La question n’est pas réglée définitivement
L’avènement des VTC s’est accompagné de tensions politiques et sociales partout dans le monde, notamment avec l’industrie des taxis. En Californie, de nombreux élus démocrates et syndicats accusent Uber et ses homologues de chercher à échapper aux lois du travail et de léser leurs chauffeurs. « Nous sommes dévastés par ce résultat injuste », a réagi Erica Mighetto, conductrice Uber depuis quatre ans. « Même si je ne devrais pas être surprise par le fait que des firmes milliardaires puissent acheter des moyens d’échapper aux lois ». Elle faisait campagne depuis des semaines pour le « non » : « Je pense que la plupart des gens voulaient voter en notre faveur. Mais ils ont vu toutes ces pubs pour les convaincre que nous voulons rester indépendants. Alors qu’en réalité, nous n’avons jamais été indépendants ».
Les chauffeurs étaient divisés entre ceux qui voudraient des avantages sociaux comme n’importe quel salariés, faisant valoir que les termes de la relation avec Uber sont de toute façon déterminés par la société, et les adeptes de la flexibilité avant tout, qui veulent pouvoir décider de leurs horaires. La victoire au référendum ne signifie pas nécessairement que le sujet est réglé. Les syndicats « ont choisi de garder leurs fonds pour la prochaine étape : remettre en cause la constitutionnalité de la mesure », observait fin octobre David McCuan, professeur de sciences politiques à l’université de Sonoma.

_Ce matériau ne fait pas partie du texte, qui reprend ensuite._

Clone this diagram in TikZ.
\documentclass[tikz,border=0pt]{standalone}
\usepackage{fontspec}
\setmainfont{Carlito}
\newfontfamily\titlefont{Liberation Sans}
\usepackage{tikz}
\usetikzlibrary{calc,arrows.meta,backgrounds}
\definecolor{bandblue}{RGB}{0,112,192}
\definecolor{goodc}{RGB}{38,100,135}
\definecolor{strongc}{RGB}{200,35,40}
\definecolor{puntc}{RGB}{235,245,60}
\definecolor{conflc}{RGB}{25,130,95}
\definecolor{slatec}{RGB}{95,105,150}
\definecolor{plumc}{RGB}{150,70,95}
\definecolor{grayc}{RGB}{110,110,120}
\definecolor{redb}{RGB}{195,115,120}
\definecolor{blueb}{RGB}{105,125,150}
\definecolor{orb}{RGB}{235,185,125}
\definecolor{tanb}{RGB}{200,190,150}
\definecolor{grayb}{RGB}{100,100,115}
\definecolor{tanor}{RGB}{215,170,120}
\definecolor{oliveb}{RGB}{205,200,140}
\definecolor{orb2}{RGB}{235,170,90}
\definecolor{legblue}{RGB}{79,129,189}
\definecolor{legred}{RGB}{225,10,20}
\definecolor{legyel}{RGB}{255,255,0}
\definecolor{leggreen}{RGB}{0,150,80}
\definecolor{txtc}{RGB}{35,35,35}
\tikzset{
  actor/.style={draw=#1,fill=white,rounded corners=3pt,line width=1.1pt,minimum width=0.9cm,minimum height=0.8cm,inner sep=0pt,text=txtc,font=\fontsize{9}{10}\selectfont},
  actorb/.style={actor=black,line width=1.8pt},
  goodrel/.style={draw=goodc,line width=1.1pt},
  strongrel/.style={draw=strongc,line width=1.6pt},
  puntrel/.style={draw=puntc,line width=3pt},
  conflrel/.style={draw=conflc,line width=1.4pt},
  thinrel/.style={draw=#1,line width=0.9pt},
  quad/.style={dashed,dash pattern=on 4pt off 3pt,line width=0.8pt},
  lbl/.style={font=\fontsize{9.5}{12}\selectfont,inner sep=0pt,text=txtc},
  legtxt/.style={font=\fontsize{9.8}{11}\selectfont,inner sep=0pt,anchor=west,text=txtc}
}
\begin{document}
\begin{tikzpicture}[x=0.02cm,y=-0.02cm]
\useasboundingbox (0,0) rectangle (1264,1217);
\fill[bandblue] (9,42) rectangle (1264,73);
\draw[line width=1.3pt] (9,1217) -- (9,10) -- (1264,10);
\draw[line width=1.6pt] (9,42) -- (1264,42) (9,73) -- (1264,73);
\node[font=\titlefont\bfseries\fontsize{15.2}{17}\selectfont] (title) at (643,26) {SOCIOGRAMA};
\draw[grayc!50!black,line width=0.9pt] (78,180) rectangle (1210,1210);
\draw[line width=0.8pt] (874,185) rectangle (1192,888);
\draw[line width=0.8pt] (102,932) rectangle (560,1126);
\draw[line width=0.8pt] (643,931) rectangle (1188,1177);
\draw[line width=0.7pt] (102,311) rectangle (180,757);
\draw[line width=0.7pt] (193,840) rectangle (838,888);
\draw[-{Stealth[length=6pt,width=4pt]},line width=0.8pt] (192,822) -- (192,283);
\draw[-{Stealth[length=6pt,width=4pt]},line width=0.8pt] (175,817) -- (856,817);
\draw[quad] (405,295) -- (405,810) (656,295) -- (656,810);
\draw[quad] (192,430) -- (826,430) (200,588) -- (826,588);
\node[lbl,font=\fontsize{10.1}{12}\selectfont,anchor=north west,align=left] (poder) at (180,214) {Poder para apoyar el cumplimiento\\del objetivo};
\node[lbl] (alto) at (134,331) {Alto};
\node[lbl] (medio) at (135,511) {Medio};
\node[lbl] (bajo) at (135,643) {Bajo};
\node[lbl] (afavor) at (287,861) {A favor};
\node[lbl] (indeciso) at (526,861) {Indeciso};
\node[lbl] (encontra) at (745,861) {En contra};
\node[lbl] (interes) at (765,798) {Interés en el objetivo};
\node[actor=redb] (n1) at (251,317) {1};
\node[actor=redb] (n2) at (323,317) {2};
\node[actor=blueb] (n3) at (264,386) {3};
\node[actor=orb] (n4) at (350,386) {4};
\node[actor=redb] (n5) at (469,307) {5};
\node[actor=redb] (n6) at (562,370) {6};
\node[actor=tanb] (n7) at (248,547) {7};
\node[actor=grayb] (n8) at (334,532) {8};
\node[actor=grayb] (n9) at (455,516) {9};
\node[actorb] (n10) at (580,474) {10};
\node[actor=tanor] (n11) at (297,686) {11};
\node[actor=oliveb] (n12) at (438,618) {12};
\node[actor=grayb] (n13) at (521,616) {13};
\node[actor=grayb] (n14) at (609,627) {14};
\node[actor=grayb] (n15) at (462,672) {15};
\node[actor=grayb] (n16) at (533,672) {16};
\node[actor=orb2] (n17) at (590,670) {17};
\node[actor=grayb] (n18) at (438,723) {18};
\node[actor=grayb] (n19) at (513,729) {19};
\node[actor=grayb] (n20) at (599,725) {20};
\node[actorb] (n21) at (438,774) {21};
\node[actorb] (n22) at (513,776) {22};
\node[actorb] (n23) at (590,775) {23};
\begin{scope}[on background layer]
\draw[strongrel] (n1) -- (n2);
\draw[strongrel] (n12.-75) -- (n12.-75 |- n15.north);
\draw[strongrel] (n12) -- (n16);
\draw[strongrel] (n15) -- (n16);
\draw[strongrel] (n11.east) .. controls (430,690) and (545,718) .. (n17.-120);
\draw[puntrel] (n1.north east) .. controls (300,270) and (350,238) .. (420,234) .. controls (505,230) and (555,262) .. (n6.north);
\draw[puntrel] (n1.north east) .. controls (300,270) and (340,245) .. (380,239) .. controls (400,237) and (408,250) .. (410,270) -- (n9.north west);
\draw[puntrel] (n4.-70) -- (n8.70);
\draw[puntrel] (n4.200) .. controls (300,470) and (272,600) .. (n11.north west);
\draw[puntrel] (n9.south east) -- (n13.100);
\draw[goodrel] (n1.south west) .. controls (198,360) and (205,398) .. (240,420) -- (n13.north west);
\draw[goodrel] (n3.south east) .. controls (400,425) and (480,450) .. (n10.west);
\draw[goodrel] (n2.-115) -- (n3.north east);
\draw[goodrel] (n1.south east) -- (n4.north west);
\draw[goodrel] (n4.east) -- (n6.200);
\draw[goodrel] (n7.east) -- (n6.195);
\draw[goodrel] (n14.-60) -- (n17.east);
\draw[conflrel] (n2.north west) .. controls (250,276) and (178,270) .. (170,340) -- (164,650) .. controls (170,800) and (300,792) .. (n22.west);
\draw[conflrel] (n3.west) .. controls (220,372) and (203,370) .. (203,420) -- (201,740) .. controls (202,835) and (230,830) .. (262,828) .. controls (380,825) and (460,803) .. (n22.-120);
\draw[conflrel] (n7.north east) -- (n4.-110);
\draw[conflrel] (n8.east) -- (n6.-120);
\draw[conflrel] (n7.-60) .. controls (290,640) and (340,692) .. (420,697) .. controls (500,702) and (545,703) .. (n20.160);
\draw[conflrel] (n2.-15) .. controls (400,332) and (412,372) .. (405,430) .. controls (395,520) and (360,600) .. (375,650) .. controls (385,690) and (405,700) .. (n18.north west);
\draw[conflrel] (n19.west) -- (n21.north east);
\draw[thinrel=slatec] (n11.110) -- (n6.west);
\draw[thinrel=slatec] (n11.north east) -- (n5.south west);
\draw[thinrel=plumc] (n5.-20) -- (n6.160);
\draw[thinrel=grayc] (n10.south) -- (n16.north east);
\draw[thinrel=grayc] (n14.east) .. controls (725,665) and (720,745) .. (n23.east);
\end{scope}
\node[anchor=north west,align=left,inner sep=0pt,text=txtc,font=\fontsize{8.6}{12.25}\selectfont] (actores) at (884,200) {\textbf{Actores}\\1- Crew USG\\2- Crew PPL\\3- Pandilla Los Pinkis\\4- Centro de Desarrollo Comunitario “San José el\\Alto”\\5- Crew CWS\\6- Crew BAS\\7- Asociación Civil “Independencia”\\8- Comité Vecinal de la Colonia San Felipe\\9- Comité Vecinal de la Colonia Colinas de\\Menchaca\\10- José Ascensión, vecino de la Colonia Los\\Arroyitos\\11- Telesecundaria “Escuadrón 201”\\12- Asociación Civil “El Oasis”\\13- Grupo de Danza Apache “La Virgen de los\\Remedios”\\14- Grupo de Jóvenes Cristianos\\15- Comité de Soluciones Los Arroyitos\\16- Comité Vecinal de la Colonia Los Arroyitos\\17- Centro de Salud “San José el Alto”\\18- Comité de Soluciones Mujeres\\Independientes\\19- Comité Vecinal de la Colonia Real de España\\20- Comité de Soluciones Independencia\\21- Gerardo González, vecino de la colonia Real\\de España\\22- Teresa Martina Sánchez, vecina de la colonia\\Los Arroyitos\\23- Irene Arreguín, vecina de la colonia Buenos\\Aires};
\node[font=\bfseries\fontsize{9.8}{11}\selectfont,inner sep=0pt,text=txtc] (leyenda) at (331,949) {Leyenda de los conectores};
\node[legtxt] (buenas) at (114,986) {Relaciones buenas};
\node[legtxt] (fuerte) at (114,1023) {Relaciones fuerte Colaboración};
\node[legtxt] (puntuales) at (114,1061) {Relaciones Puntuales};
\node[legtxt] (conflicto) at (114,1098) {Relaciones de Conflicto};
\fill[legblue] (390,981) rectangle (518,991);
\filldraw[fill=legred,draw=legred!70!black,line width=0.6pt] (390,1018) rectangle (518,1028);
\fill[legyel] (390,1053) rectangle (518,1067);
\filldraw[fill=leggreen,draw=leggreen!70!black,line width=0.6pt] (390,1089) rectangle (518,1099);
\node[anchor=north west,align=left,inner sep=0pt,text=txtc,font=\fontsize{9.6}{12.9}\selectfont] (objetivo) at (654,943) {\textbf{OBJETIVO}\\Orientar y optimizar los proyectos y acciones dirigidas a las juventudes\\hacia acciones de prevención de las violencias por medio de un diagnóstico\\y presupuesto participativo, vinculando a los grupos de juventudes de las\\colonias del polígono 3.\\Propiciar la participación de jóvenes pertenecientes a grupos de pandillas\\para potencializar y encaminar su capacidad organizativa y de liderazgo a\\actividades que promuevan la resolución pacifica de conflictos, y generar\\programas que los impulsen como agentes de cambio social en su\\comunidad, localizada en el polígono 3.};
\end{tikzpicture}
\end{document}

Uber et Lyft sont déjà engagés dans un bras de fer judiciaire avec la Californie, Etat américain le plus peuplé et le plus riche. Lors d’une audience en octobre, l’avocat d’Uber, Theodore Boutrous, avait fait valoir que la société n’était « pas une entité de recrutement » ni « une entreprise de transports » mais une « plateforme multidimensionnelle qui permet de mettre en contact des passagers et des chauffeurs. » Matthew Goldberg, qui défend l’Etat de Californie et les villes de San Francisco, Los Angeles et San Diego, avait rétorqué que les chauffeurs étaient lésés, car ils ne peuvent actuellement pas prétendre à de nombreuses protections sociales, telles que le salaire minimum, le remboursement des frais professionnels ou le congé familial.